WHAT YOU SHOULD DO: Without the pictures, output the lines of the material from the very first through the one that holds "const yTitle = ['nutidsværdi', 'mia. kr.'];".

—————

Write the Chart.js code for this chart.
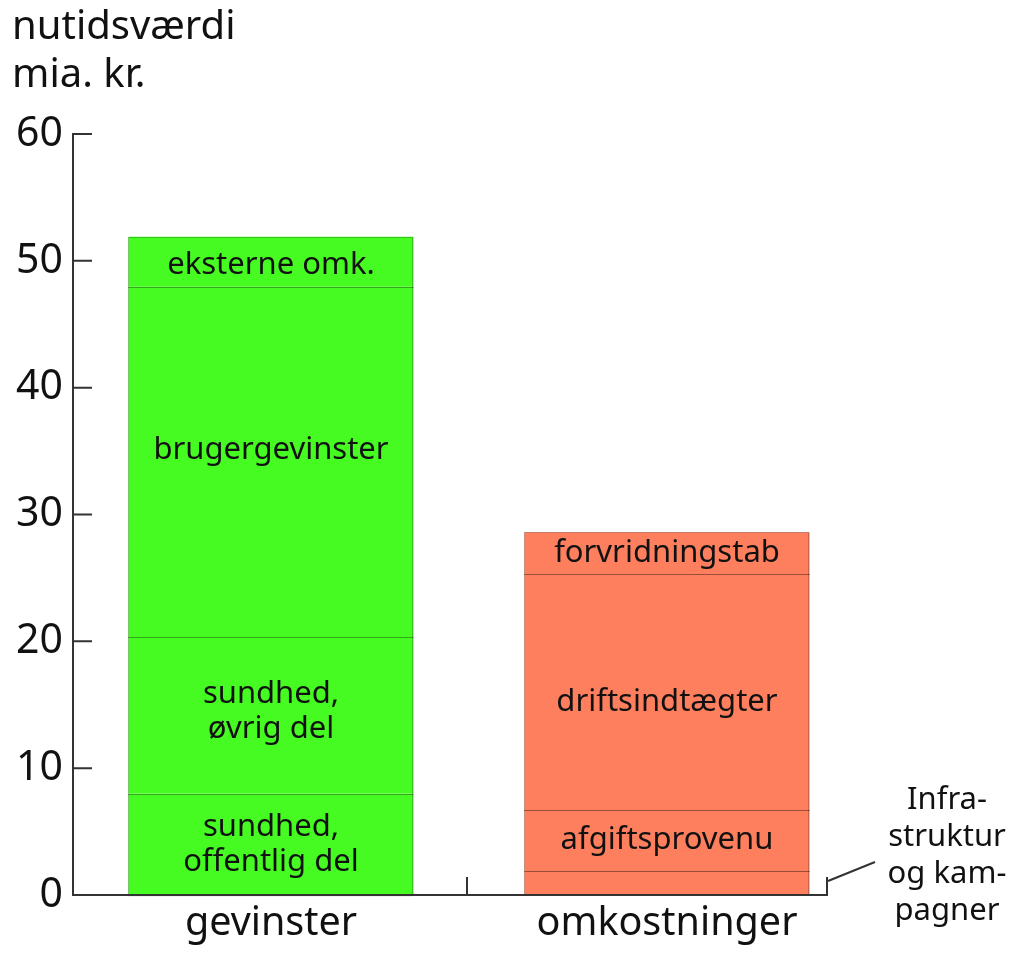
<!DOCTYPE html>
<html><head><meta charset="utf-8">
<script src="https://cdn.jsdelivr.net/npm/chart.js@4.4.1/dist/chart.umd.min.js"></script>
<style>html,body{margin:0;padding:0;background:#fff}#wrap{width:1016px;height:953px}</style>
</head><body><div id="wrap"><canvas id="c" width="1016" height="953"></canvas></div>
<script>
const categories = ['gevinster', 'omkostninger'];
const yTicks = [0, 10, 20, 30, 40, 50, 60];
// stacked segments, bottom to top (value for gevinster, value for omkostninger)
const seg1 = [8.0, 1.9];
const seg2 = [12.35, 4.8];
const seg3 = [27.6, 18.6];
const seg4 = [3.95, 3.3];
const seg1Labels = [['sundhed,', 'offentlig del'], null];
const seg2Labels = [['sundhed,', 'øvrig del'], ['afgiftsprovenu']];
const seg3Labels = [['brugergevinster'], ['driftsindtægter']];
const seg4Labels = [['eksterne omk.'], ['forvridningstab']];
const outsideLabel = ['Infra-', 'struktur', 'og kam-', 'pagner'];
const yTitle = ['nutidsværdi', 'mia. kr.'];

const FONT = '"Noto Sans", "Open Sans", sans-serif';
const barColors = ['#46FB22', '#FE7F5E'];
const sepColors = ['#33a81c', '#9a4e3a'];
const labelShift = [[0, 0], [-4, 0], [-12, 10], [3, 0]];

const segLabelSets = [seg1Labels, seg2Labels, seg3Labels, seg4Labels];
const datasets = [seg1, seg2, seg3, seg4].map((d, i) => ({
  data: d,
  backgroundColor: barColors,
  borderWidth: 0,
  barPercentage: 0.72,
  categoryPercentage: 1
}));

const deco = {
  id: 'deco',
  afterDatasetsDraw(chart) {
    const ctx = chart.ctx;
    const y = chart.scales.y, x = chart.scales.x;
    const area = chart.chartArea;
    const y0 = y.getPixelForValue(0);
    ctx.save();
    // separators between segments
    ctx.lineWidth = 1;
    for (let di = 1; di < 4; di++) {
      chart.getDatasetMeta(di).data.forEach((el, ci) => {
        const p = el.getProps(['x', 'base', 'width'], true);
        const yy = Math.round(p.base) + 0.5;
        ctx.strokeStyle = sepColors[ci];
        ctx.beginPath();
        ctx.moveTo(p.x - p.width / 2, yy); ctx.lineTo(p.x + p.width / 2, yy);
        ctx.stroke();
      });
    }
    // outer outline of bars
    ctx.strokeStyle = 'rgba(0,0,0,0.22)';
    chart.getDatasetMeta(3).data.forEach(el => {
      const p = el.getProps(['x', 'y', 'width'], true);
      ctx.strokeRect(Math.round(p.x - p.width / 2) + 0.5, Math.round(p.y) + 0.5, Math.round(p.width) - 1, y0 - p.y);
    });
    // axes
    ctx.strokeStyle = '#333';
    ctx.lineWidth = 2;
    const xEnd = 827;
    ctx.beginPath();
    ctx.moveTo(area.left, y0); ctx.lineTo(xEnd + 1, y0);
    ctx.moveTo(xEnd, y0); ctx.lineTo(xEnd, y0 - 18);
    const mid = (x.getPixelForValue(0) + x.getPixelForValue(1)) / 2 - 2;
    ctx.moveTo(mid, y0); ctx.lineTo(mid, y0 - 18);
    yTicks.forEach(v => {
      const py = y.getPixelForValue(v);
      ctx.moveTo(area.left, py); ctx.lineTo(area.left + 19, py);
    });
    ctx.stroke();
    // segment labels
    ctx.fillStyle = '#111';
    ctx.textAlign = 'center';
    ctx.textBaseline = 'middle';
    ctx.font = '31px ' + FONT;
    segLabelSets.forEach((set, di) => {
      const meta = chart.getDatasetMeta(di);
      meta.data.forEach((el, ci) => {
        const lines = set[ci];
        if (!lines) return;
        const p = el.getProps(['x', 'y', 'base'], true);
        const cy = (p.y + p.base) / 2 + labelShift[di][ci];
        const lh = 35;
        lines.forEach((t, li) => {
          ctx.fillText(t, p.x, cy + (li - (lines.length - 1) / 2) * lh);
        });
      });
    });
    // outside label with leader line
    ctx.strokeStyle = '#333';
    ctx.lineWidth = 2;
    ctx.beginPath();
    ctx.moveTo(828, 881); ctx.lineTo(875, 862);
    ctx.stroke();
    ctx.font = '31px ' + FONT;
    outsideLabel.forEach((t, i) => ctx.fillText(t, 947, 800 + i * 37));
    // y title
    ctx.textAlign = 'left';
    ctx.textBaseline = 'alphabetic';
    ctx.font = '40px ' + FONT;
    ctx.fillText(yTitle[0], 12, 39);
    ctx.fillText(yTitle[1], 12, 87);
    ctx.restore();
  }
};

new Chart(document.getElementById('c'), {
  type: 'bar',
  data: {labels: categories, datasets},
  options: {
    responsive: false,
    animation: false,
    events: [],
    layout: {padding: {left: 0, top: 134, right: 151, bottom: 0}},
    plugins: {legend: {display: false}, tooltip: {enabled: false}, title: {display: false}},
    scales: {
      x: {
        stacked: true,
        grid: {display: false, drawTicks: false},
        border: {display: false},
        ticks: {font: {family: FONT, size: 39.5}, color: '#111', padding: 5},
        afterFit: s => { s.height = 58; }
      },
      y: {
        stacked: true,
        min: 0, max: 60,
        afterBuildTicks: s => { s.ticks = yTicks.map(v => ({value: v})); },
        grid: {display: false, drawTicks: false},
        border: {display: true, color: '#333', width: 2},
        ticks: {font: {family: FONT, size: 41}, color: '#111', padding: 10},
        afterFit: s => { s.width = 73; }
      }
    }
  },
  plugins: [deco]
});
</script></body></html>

—————

TASK RESULT:
Write the Chart.js code for this chart.
<!DOCTYPE html>
<html><head><meta charset="utf-8">
<script src="https://cdn.jsdelivr.net/npm/chart.js@4.4.1/dist/chart.umd.min.js"></script>
<style>html,body{margin:0;padding:0;background:#fff}#wrap{width:1016px;height:953px}</style>
</head><body><div id="wrap"><canvas id="c" width="1016" height="953"></canvas></div>
<script>
const categories = ['gevinster', 'omkostninger'];
const yTicks = [0, 10, 20, 30, 40, 50, 60];
// stacked segments, bottom to top (value for gevinster, value for omkostninger)
const seg1 = [8.0, 1.9];
const seg2 = [12.35, 4.8];
const seg3 = [27.6, 18.6];
const seg4 = [3.95, 3.3];
const seg1Labels = [['sundhed,', 'offentlig del'], null];
const seg2Labels = [['sundhed,', 'øvrig del'], ['afgiftsprovenu']];
const seg3Labels = [['brugergevinster'], ['driftsindtægter']];
const seg4Labels = [['eksterne omk.'], ['forvridningstab']];
const outsideLabel = ['Infra-', 'struktur', 'og kam-', 'pagner'];
const yTitle = ['nutidsværdi', 'mia. kr.'];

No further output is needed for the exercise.